Bien au-delà de la Kinect
Côté technologie employée, tout le monde pense bien sûr à la Kinect de Microsoft qui permet cette interaction à distance avec l'écran. Sauf qu'ici les contraintes sont évidemment beaucoup plus lourdes : il n'y a pas de manette et tout se fait par des signes de la main, l'ergonomie doit favoriser un accès le plus simple possible et il n'y a pas de droit à l'erreur.
"Quand nous avons commencé à développer ce système de contrôle de l'image sans contact, la conjoncture s'y prêtait, avec l'émergence des technologies d'interprétation des gestes, tirées par les jeux vidéo. Microsoft avait lancé son dispositif Kinect fin 2010", explique Olivier Clatz, le président de Therapixel. "Cela dit, nous ne l'utilisons plus: la technologie des capteurs évolue très vite. Nous choisissons le meilleur et le proposons avec notre logiciel. Le reste (ordinateurs, écrans, etc.) dépend du parc du client."
Créer une sémantique
Dans Lisa, la lettre d'Inria, Pierre Fillard, qui est basé, lui à Saclay, explique que la reconnaissance et l'analyse des gestes de la main ont été développées à une vingtaine de centimètres de l'écran, pour créer une sémantique. "Cette partie du logiciel est basée sur le travail de recherche d'Olivier. D'autre part nous reconfigurons totalement l'interface visuelle des fonctions de traitement d'images et de données : on ne commande pas un ordinateur par gestes comme avec une souris ! En cela, nous nous distinguons de la concurrence."

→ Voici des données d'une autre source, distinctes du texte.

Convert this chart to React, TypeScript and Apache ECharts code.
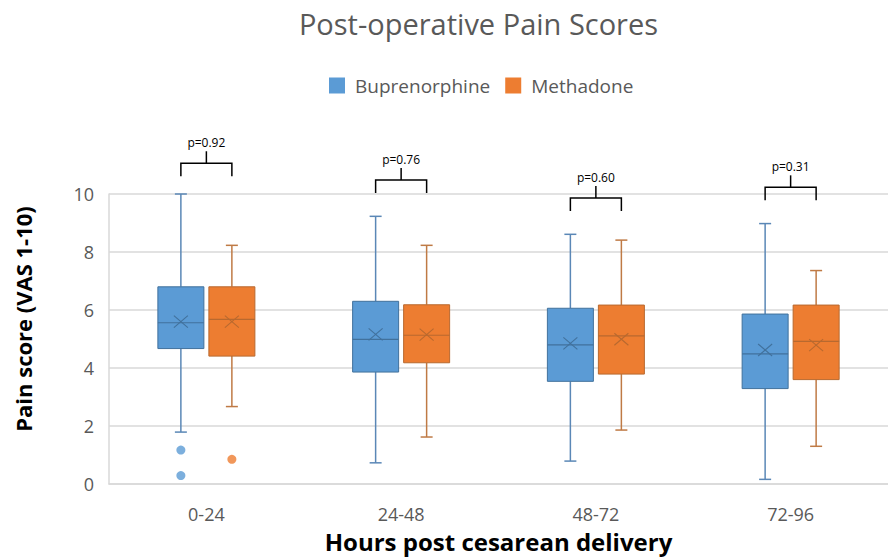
import React, { useEffect, useRef } from "react";
import * as echarts from "echarts";

const categories = ["0-24", "24-48", "48-72", "72-96"];
const seriesNames = ["Buprenorphine", "Methadone"];
// each row: [min, Q1, median, Q3, max, mean]
const buprenorphine = [
  [1.79, 4.67, 5.56, 6.8, 10, 5.6],
  [0.73, 3.86, 4.99, 6.3, 9.23, 5.16],
  [0.79, 3.54, 4.8, 6.06, 8.61, 4.85],
  [0.16, 3.29, 4.49, 5.86, 8.98, 4.62],
];
const methadone = [
  [2.67, 4.41, 5.68, 6.8, 8.23, 5.6],
  [1.62, 4.18, 5.13, 6.18, 8.23, 5.15],
  [1.86, 3.79, 5.11, 6.17, 8.41, 4.99],
  [1.3, 3.6, 4.92, 6.17, 7.36, 4.79],
];
// [category index, value]
const buprenorphineOutliers = [
  [0, 1.17],
  [0, 0.29],
];
const methadoneOutliers = [[0, 0.85]];
const pValues = ["p=0.92", "p=0.76", "p=0.60", "p=0.31"];
const bracketLevels = [11.06, 10.48, 9.86, 10.23];
const yTicks = [0, 2, 4, 6, 8, 10];

const FONT = "Open Sans";
const BLUE = "#5B9BD5";
const BLUE_DARK = "#41719C";
const BLUE_WHISKER = "#5A87B6";
const ORANGE = "#ED7D31";
const ORANGE_DARK = "#B8692F";
const ORANGE_WHISKER = "#BF7A45";
const OFFSET = 25.5;

function makeBoxRender(offset: number, fill: string, stroke: string, whisker: string) {
  return (params: any, api: any) => {
    const cat = api.value(0);
    const lo = api.value(1);
    const q1 = api.value(2);
    const med = api.value(3);
    const q3 = api.value(4);
    const hi = api.value(5);
    const mean = api.value(6);
    const pt = (v: number) => api.coord([cat, v]);
    const x = pt(med)[0] + offset;
    const yLo = pt(lo)[1];
    const yQ1 = pt(q1)[1];
    const yMed = pt(med)[1];
    const yQ3 = pt(q3)[1];
    const yHi = pt(hi)[1];
    const yMean = pt(mean)[1];
    const half = 23;
    const cap = 6;
    const mx = 7;
    const my = 6;
    const wStyle = { stroke: whisker, lineWidth: 1.5 };
    return {
      type: "group",
      children: [
        { type: "line", shape: { x1: x, y1: yHi, x2: x, y2: yQ3 }, style: wStyle },
        { type: "line", shape: { x1: x - cap, y1: yHi, x2: x + cap, y2: yHi }, style: wStyle },
        { type: "line", shape: { x1: x, y1: yQ1, x2: x, y2: yLo }, style: wStyle },
        { type: "line", shape: { x1: x - cap, y1: yLo, x2: x + cap, y2: yLo }, style: wStyle },
        {
          type: "rect",
          shape: { x: x - half, y: yQ3, width: half * 2, height: yQ1 - yQ3 },
          style: { fill, stroke, lineWidth: 1 },
        },
        {
          type: "line",
          shape: { x1: x - half, y1: yMed, x2: x + half, y2: yMed },
          style: { stroke, lineWidth: 1.2 },
        },
        {
          type: "line",
          shape: { x1: x - mx, y1: yMean - my, x2: x + mx, y2: yMean + my },
          style: { stroke, lineWidth: 1.1 },
        },
        {
          type: "line",
          shape: { x1: x - mx, y1: yMean + my, x2: x + mx, y2: yMean - my },
          style: { stroke, lineWidth: 1.1 },
        },
      ],
    };
  };
}

function bracketRender(params: any, api: any) {
  const cat = api.value(0);
  const lvl = api.value(1);
  const [cx, y] = api.coord([cat, lvl]);
  const drop = 13;
  const stem = 12;
  const s = { stroke: "#000", lineWidth: 1.5, fill: "none" };
  return {
    type: "group",
    children: [
      {
        type: "polyline",
        shape: {
          points: [
            [cx - OFFSET, y + drop],
            [cx - OFFSET, y],
            [cx + OFFSET, y],
            [cx + OFFSET, y + drop],
          ],
        },
        style: s,
      },
      { type: "line", shape: { x1: cx, y1: y, x2: cx, y2: y - stem }, style: s },
      {
        type: "text",
        x: cx,
        y: y - stem - 9,
        style: {
          text: pValues[params.dataIndex],
          fontSize: 12,
          fontFamily: FONT,
          fill: "#000",
          stroke: "none",
          align: "center",
          verticalAlign: "middle",
        },
      },
    ],
  };
}

export default function App() {
  const ref = useRef<HTMLDivElement>(null);
  useEffect(() => {
    if (!ref.current) return;
    const chart = echarts.init(ref.current, null, { renderer: "svg" });
    chart.setOption({
      animation: false,
      backgroundColor: "#fff",
      graphic: [
        {
          type: "text",
          x: 478.5,
          y: 23,
          style: {
            text: "Post-operative Pain Scores",
            fontSize: 29,
            fontFamily: FONT,
            fill: "#595959",
            align: "center",
            verticalAlign: "middle",
          },
        },
      ],
      legend: {
        data: seriesNames,
        left: 329,
        top: 76,
        padding: 0,
        itemGap: 15,
        itemWidth: 16,
        itemHeight: 16,
        icon: "rect",
        textStyle: {
          fontSize: 19,
          fontFamily: FONT,
          color: "#595959",
          padding: [0, 0, 0, 5],
        },
      },
      grid: { left: 109, right: -8, top: 194, bottom: 76 },
      xAxis: {
        type: "category",
        data: categories,
        axisLine: { lineStyle: { color: "#d9d9d9", width: 1.5 } },
        axisTick: { show: false },
        axisLabel: { fontSize: 18, fontFamily: FONT, color: "#595959", margin: 21 },
        name: "Hours post cesarean delivery",
        nameLocation: "middle",
        nameGap: 45,
        nameTextStyle: { fontSize: 24, fontWeight: "bold", fontFamily: FONT, color: "#000" },
      },
      yAxis: {
        type: "value",
        min: yTicks[0],
        max: yTicks[yTicks.length - 1],
        interval: 2,
        axisLine: { show: true, lineStyle: { color: "#d9d9d9", width: 1.5 } },
        axisTick: { show: false },
        splitLine: { lineStyle: { color: "#d9d9d9", width: 1.5 } },
        axisLabel: { fontSize: 18, fontFamily: FONT, color: "#595959", margin: 15 },
        name: "Pain score (VAS 1-10)",
        nameLocation: "middle",
        nameRotate: 90,
        nameGap: 75,
        nameTextStyle: {
          fontSize: 22,
          fontWeight: "bold",
          fontFamily: FONT,
          color: "#000",
          padding: [0, 0, 0, 40],
        },
      },
      series: [
        {
          name: seriesNames[0],
          type: "custom",
          itemStyle: { color: BLUE, borderColor: BLUE_DARK },
          renderItem: makeBoxRender(-OFFSET, BLUE, BLUE_DARK, BLUE_WHISKER),
          encode: { x: 0, y: [1, 2, 3, 4, 5] },
          data: buprenorphine.map((d, i) => [i, ...d]),
          z: 3,
        },
        {
          name: seriesNames[1],
          type: "custom",
          itemStyle: { color: ORANGE, borderColor: ORANGE_DARK },
          renderItem: makeBoxRender(OFFSET, ORANGE, ORANGE_DARK, ORANGE_WHISKER),
          encode: { x: 0, y: [1, 2, 3, 4, 5] },
          data: methadone.map((d, i) => [i, ...d]),
          z: 3,
        },
        {
          type: "scatter",
          symbol: "circle",
          symbolSize: 9,
          symbolOffset: [-OFFSET, 0],
          itemStyle: { color: BLUE },
          data: buprenorphineOutliers,
          z: 4,
        },
        {
          type: "scatter",
          symbol: "circle",
          symbolSize: 9,
          symbolOffset: [OFFSET, 0],
          itemStyle: { color: ORANGE },
          data: methadoneOutliers,
          z: 4,
        },
        {
          type: "custom",
          clip: false,
          itemStyle: { color: "#000" },
          renderItem: bracketRender,
          encode: { x: 0, y: 1 },
          data: bracketLevels.map((v, i) => [i, v]),
          z: 5,
        },
      ],
    });
    return () => chart.dispose();
  }, []);
  return (
    <div
      ref={ref}
      style={{ position: "absolute", left: 0, top: 0, width: 888, height: 560, background: "#fff" }}
    />
  );
}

Et Olivier Clatz d'ajouter qu'outre "cette ergonomie unique, notre "plus" est l'intégration au système d'information de l'hôpital, ce que ne peuvent pas faire nos concurrents. Ils proposent une surcouche à des logiciels standards, conçus pour la souris et un schéma d’utilisation radiologique-diagnostique différent de l’environnement interventionnel et chirurgical. Nous maîtrisons intégralement la conception et le développement de notre logiciel, ce qui nous permet de coller au besoin et à l’environnement."
Commercialisation prévue dès le début de l'année prochaine
Après plus de trois ans de maturation, le dispositif est prêt. Un prototype du logiciel est en test depuis un an et demi au CHU de Nice et au Centre Antoine Lacassagne (Nice). Il reste encore à obtenir le marquage CE, obligatoire pour les dispositifs médicaux, qui concerne les procédures qualité, marquage dont l'obtention est attendue d'ici la fin de l'année..
Les deux co-fondateurs se sont réparti les rôles. A Pierre Fillard, à Saclay, le développement technologique. A Olivier Clatz, actuellement au sein de l'Incubateur PACA Est au Business Pôle de Sophia Antipolis, le business et l'administratif. Dans la technopole, il a pu bénéficier du soutien d'Inria en termes de liberté scientifique, de moyens humains et financiers et d'aide au transfert. Parallèlement, l'incubateur Paca Est, a accompagné la jeune start-up dans ses démarches et lui apporté une enveloppe financière. Des formations à l'entreprenariat ont pu également être suivies qui ont aidé les deux chercheurs à mieux appréhender le monde de l'entreprise.
Therapixel est désormais sur les starting blocks et compte attaquer la commercialisation dès le début 2014. Elle a bénéficié déjà d'une belle reconnaissance : le prix catégorie "Création-développement" du concours national d'aide à la création d'entreprise de technologies innovantes lui a été décerné en juillet dernier. Il vient récompenser les candidats ayant déjà prouvé la viabilité de leur projet et représente un sérieux coup de pouce. De bon augure pour la suite.